Wright Brothers: Two men from a completely different background. For them, the pleasure and excitement of design was in doing everything themselves. Their model depended not on superior technology, but on the highest number of test runs, creating an optimal learning curve. This revealed flaws to be worked on and gave them a feel for the product that could never be had in the abstract.

Whatever you are creating or designing, you must test and use it yourself. Separating out the work will make you lose touch with its functionality.

Have wide knowledge of your field and other fields, giving your brain more possible associations and connections.

Cultivate profound dissatisfaction with your work and the need to constantly improve.

The longer you can allow the project to absorb your mental energies, the richer it will become.

For creative types: Begin by looking inward. Something you want to express that is unique. Not something that is sparked by some trend. A sound you are not hearing in music, a type of story not being told. A new way of doing business. Play against the very conventions that you find dead and want to get rid of. Following this strategy will give your work a kind of reverse reference point.

Think of the overall purpose of your work, of the larger question at hand. Thinking on such a high level frees the mind up to investigate from all different angles.

The microprocessors that made the microcomputer possible had originally been developed to run traffic lights and vending machines. They had never been intended to power computers. The first entrepreneurs to attempt this were laughed at; the computers they had created looked hardly worthy of the name – they were so small and could do so little.

The peculiar process that led to these inventions: generally, the inventors had a chance encounter with the available technology; then the idea would come to them that this technology could be used for other purposes; and finally they would try out different prototypes until the right one fell into place. What allows for this process is the willingness of the inventor to look at everyday things in a different light and to imagine new uses for them.

We come upon something by accident. This accidental encounter will spark some interesting associations and ideas in us.

Actively explore the unconscious and contradictory parts of your personality, and to examine similar contradictions and tensions in the world at large.

These contradictions contain a rich mine of information about a reality that is deeper and more complex than the one immediately perceived.
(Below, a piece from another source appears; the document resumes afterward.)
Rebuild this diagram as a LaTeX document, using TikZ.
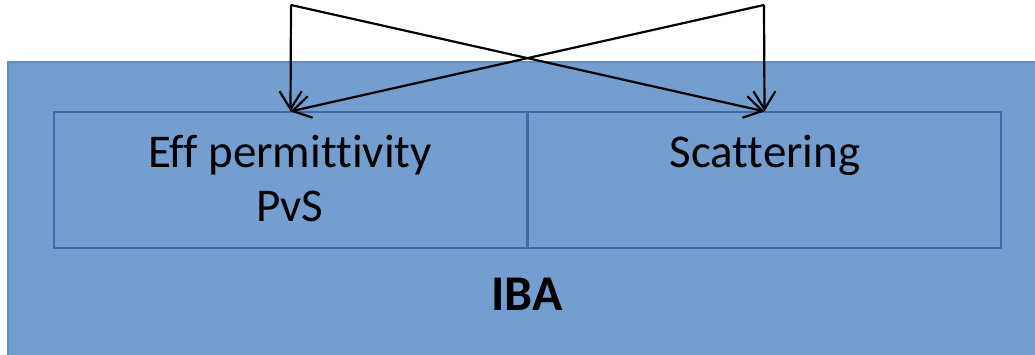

After some 20,000 hours, Masters thus have a sense of how everything interacts organically, and they can intuit patterns or solutions in an instant.

Make our years of study qualitatively rich. We don’t simply absorb information – we internalize it and make it our own by finding some way to put this knowledge to practical use.

Intuition, primitive or high level, is essentially driven by memory. When we take in information of any kind, we store it in mnemonic networks in the brain. The stability and durability of these networks depends on repetition, intensity of experience, and how deeply we pay attention.

This desire for what is simple and easy infects all of us, often in ways we are mostly unaware of. The only solution is the following: We must learn how to quiet the anxiety we feel whenever we are confronted with anything that seems complex or chaotic. In our journey from apprenticeship to mastery we must patiently learn the various parts and skills that are required, never looking too far ahead.

We must do whatever we can to cultivate a greater memory capacity – one of the most important skills in our technologically oriented environment.

Take up hobbies – a game, a musical instrument, a foreign language – that bring pleasure but also offer you the chance to strengthen your memory capacities.

To become such sensitive observers, you must not succumb to all of the distractions afforded by technology.

It is easy to become enamored with the powers that technology affords us, and to see them as the end and not the means.

The Ideal of the Universal Man – a person so steeped in all forms of knowledge that his mind grows closer to the reality of nature itself and sees secrets that are invisible to most people.